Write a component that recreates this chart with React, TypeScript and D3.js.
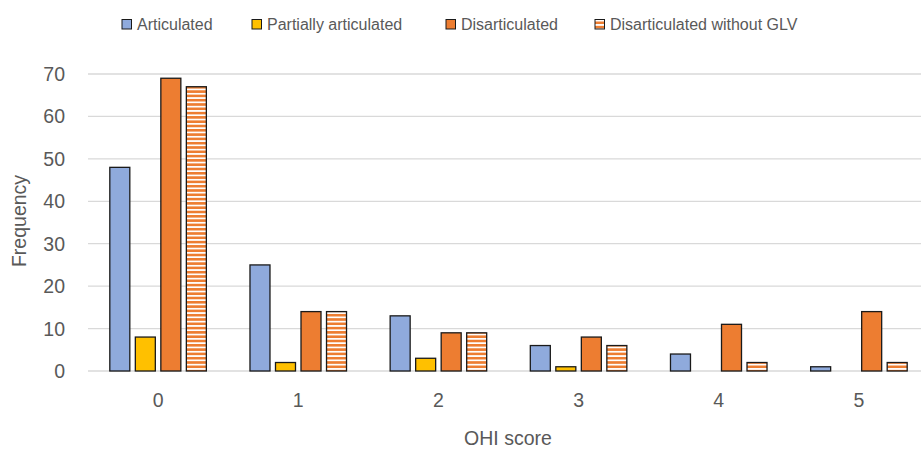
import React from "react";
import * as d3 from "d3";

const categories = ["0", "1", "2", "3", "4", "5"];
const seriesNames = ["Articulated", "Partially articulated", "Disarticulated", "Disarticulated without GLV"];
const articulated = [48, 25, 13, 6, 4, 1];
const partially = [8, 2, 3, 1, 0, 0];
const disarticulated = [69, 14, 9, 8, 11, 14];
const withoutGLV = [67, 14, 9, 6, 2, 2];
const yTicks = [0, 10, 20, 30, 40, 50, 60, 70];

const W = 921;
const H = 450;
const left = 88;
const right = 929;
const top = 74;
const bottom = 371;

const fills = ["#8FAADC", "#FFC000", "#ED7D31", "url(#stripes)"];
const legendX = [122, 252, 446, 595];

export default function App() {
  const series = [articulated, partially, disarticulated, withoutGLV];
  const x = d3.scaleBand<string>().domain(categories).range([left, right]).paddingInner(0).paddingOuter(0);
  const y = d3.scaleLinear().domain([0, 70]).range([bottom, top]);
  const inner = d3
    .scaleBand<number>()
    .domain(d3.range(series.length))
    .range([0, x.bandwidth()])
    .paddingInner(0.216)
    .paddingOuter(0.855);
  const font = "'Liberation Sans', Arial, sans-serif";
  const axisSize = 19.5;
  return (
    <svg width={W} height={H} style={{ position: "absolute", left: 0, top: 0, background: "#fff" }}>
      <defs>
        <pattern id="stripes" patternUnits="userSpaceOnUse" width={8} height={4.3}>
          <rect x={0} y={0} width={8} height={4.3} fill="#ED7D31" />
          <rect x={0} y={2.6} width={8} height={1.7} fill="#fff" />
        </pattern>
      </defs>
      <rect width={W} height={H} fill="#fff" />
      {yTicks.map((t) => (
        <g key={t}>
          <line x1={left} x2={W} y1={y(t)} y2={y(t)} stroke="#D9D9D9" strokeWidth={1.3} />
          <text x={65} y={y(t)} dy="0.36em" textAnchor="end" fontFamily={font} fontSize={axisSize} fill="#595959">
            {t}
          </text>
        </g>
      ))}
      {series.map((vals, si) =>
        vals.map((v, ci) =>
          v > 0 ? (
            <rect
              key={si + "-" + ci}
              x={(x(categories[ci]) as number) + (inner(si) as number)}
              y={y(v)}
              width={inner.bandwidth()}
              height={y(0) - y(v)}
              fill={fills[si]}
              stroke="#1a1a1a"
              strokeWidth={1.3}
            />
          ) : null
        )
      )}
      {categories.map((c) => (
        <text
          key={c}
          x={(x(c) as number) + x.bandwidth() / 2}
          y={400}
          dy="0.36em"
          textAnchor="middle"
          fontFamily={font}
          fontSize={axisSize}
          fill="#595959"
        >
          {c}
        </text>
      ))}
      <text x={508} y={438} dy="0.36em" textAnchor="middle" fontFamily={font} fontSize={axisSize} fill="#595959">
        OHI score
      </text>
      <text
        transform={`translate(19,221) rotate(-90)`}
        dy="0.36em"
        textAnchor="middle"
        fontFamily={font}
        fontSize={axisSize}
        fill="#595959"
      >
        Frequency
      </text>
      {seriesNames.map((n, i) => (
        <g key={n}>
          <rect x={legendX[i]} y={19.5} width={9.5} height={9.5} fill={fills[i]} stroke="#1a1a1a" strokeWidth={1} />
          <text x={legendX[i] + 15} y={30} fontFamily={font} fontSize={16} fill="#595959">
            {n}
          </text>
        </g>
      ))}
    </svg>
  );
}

▶ **To do**
Give back exactly the lines from the first line of the data through the line with "const legendX = [122, 252, 446, 595];", pictures excluded.

▶ **Output for this task**
Write a component that recreates this chart with React, TypeScript and D3.js.
import React from "react";
import * as d3 from "d3";

const categories = ["0", "1", "2", "3", "4", "5"];
const seriesNames = ["Articulated", "Partially articulated", "Disarticulated", "Disarticulated without GLV"];
const articulated = [48, 25, 13, 6, 4, 1];
const partially = [8, 2, 3, 1, 0, 0];
const disarticulated = [69, 14, 9, 8, 11, 14];
const withoutGLV = [67, 14, 9, 6, 2, 2];
const yTicks = [0, 10, 20, 30, 40, 50, 60, 70];

const W = 921;
const H = 450;
const left = 88;
const right = 929;
const top = 74;
const bottom = 371;

const fills = ["#8FAADC", "#FFC000", "#ED7D31", "url(#stripes)"];
const legendX = [122, 252, 446, 595];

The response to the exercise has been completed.